Without the pictures, can you quote each line below exactly?

[Source code of charts]

• • • •

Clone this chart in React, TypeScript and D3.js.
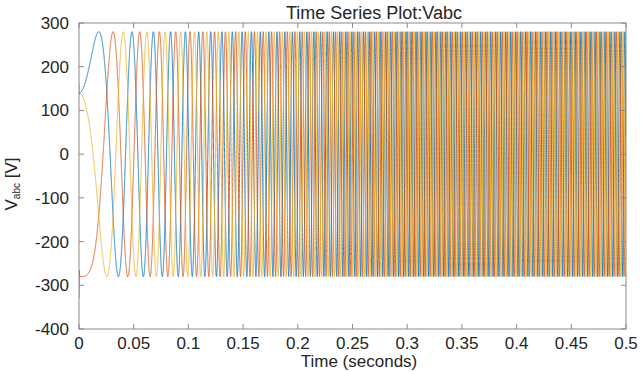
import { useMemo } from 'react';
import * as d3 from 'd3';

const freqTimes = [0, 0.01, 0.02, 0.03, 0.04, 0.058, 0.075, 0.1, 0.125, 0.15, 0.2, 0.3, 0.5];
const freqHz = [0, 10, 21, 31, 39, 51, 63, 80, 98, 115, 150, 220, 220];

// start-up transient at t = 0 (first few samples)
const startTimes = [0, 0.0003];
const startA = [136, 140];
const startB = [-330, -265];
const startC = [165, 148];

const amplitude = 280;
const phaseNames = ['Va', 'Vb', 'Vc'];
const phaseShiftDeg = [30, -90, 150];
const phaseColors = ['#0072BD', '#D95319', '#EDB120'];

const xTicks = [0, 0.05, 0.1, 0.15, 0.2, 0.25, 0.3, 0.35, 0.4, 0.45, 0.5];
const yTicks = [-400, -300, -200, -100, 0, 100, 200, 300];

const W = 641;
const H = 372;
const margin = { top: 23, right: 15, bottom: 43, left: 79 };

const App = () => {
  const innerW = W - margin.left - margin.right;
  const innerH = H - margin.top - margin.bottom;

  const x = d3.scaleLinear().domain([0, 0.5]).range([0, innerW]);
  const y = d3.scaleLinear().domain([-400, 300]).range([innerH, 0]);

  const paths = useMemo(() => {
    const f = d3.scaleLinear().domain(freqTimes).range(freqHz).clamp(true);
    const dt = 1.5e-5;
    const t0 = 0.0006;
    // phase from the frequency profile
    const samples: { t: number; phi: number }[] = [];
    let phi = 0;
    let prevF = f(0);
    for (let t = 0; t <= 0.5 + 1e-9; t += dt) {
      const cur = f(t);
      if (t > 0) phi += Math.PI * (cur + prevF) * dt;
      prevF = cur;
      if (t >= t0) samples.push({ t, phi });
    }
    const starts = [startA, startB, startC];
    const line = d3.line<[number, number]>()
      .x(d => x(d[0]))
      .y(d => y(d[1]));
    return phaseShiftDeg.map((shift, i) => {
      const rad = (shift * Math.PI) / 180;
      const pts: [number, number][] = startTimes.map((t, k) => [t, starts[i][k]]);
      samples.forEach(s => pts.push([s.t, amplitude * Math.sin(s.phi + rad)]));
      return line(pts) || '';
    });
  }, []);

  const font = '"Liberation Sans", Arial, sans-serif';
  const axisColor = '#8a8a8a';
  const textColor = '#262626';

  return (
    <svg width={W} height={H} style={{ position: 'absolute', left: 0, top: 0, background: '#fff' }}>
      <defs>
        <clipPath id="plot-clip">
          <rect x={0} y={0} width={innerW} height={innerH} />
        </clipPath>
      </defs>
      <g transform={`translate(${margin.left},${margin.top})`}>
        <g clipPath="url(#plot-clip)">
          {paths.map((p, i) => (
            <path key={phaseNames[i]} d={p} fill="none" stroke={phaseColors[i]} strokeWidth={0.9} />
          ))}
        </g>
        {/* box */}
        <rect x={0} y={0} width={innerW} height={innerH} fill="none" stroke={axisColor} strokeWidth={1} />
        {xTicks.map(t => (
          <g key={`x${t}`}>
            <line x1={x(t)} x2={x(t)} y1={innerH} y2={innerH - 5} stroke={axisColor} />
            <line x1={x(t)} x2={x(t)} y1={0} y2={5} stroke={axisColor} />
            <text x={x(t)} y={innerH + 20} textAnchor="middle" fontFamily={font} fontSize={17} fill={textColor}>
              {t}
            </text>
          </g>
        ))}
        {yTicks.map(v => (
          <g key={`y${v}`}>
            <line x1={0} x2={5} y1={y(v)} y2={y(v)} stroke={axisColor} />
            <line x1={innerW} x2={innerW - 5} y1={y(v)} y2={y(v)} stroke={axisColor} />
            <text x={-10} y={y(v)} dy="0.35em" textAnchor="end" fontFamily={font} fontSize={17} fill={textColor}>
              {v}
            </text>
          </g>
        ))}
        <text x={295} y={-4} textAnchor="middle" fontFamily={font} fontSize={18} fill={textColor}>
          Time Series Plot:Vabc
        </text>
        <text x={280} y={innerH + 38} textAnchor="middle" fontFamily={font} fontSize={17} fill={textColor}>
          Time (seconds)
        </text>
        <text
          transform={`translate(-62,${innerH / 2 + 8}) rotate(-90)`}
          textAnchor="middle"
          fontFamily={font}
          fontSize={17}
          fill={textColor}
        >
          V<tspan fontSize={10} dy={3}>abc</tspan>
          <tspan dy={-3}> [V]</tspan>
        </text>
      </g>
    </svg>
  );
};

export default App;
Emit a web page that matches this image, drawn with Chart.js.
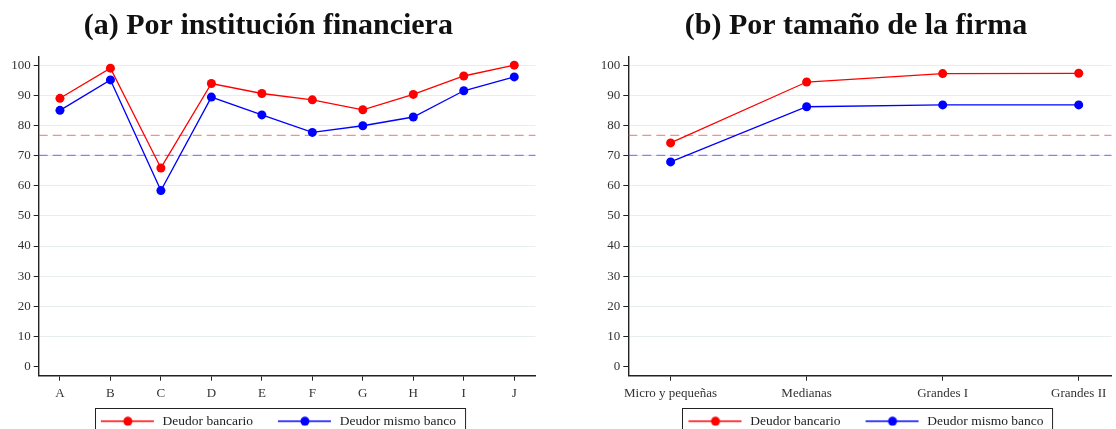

• • • •

• _Solution_
Clone this chart in React, TypeScript and D3.js.
import { useMemo } from 'react';
import * as d3 from 'd3';

const freqTimes = [0, 0.01, 0.02, 0.03, 0.04, 0.058, 0.075, 0.1, 0.125, 0.15, 0.2, 0.3, 0.5];
const freqHz = [0, 10, 21, 31, 39, 51, 63, 80, 98, 115, 150, 220, 220];

// start-up transient at t = 0 (first few samples)
const startTimes = [0, 0.0003];
const startA = [136, 140];
const startB = [-330, -265];
const startC = [165, 148];

const amplitude = 280;
const phaseNames = ['Va', 'Vb', 'Vc'];
const phaseShiftDeg = [30, -90, 150];
const phaseColors = ['#0072BD', '#D95319', '#EDB120'];

const xTicks = [0, 0.05, 0.1, 0.15, 0.2, 0.25, 0.3, 0.35, 0.4, 0.45, 0.5];
const yTicks = [-400, -300, -200, -100, 0, 100, 200, 300];

const W = 641;
const H = 372;
const margin = { top: 23, right: 15, bottom: 43, left: 79 };

const App = () => {
  const innerW = W - margin.left - margin.right;
  const innerH = H - margin.top - margin.bottom;

  const x = d3.scaleLinear().domain([0, 0.5]).range([0, innerW]);
  const y = d3.scaleLinear().domain([-400, 300]).range([innerH, 0]);

  const paths = useMemo(() => {
    const f = d3.scaleLinear().domain(freqTimes).range(freqHz).clamp(true);
    const dt = 1.5e-5;
    const t0 = 0.0006;
    // phase from the frequency profile
    const samples: { t: number; phi: number }[] = [];
    let phi = 0;
    let prevF = f(0);
    for (let t = 0; t <= 0.5 + 1e-9; t += dt) {
      const cur = f(t);
      if (t > 0) phi += Math.PI * (cur + prevF) * dt;
      prevF = cur;
      if (t >= t0) samples.push({ t, phi });
    }
    const starts = [startA, startB, startC];
    const line = d3.line<[number, number]>()
      .x(d => x(d[0]))
      .y(d => y(d[1]));
    return phaseShiftDeg.map((shift, i) => {
      const rad = (shift * Math.PI) / 180;
      const pts: [number, number][] = startTimes.map((t, k) => [t, starts[i][k]]);
      samples.forEach(s => pts.push([s.t, amplitude * Math.sin(s.phi + rad)]));
      return line(pts) || '';
    });
  }, []);

  const font = '"Liberation Sans", Arial, sans-serif';
  const axisColor = '#8a8a8a';
  const textColor = '#262626';

  return (
    <svg width={W} height={H} style={{ position: 'absolute', left: 0, top: 0, background: '#fff' }}>
      <defs>
        <clipPath id="plot-clip">
          <rect x={0} y={0} width={innerW} height={innerH} />
        </clipPath>
      </defs>
      <g transform={`translate(${margin.left},${margin.top})`}>
        <g clipPath="url(#plot-clip)">
          {paths.map((p, i) => (
            <path key={phaseNames[i]} d={p} fill="none" stroke={phaseColors[i]} strokeWidth={0.9} />
          ))}
        </g>
        {/* box */}
        <rect x={0} y={0} width={innerW} height={innerH} fill="none" stroke={axisColor} strokeWidth={1} />
        {xTicks.map(t => (
          <g key={`x${t}`}>
            <line x1={x(t)} x2={x(t)} y1={innerH} y2={innerH - 5} stroke={axisColor} />
            <line x1={x(t)} x2={x(t)} y1={0} y2={5} stroke={axisColor} />
            <text x={x(t)} y={innerH + 20} textAnchor="middle" fontFamily={font} fontSize={17} fill={textColor}>
              {t}
            </text>
          </g>
        ))}
        {yTicks.map(v => (
          <g key={`y${v}`}>
            <line x1={0} x2={5} y1={y(v)} y2={y(v)} stroke={axisColor} />
            <line x1={innerW} x2={innerW - 5} y1={y(v)} y2={y(v)} stroke={axisColor} />
            <text x={-10} y={y(v)} dy="0.35em" textAnchor="end" fontFamily={font} fontSize={17} fill={textColor}>
              {v}
            </text>
          </g>
        ))}
        <text x={295} y={-4} textAnchor="middle" fontFamily={font} fontSize={18} fill={textColor}>
          Time Series Plot:Vabc
        </text>
        <text x={280} y={innerH + 38} textAnchor="middle" fontFamily={font} fontSize={17} fill={textColor}>
          Time (seconds)
        </text>
        <text
          transform={`translate(-62,${innerH / 2 + 8}) rotate(-90)`}
          textAnchor="middle"
          fontFamily={font}
          fontSize={17}
          fill={textColor}
        >
          V<tspan fontSize={10} dy={3}>abc</tspan>
          <tspan dy={-3}> [V]</tspan>
        </text>
      </g>
    </svg>
  );
};

export default App;
Emit a web page that matches this image, drawn with Chart.js.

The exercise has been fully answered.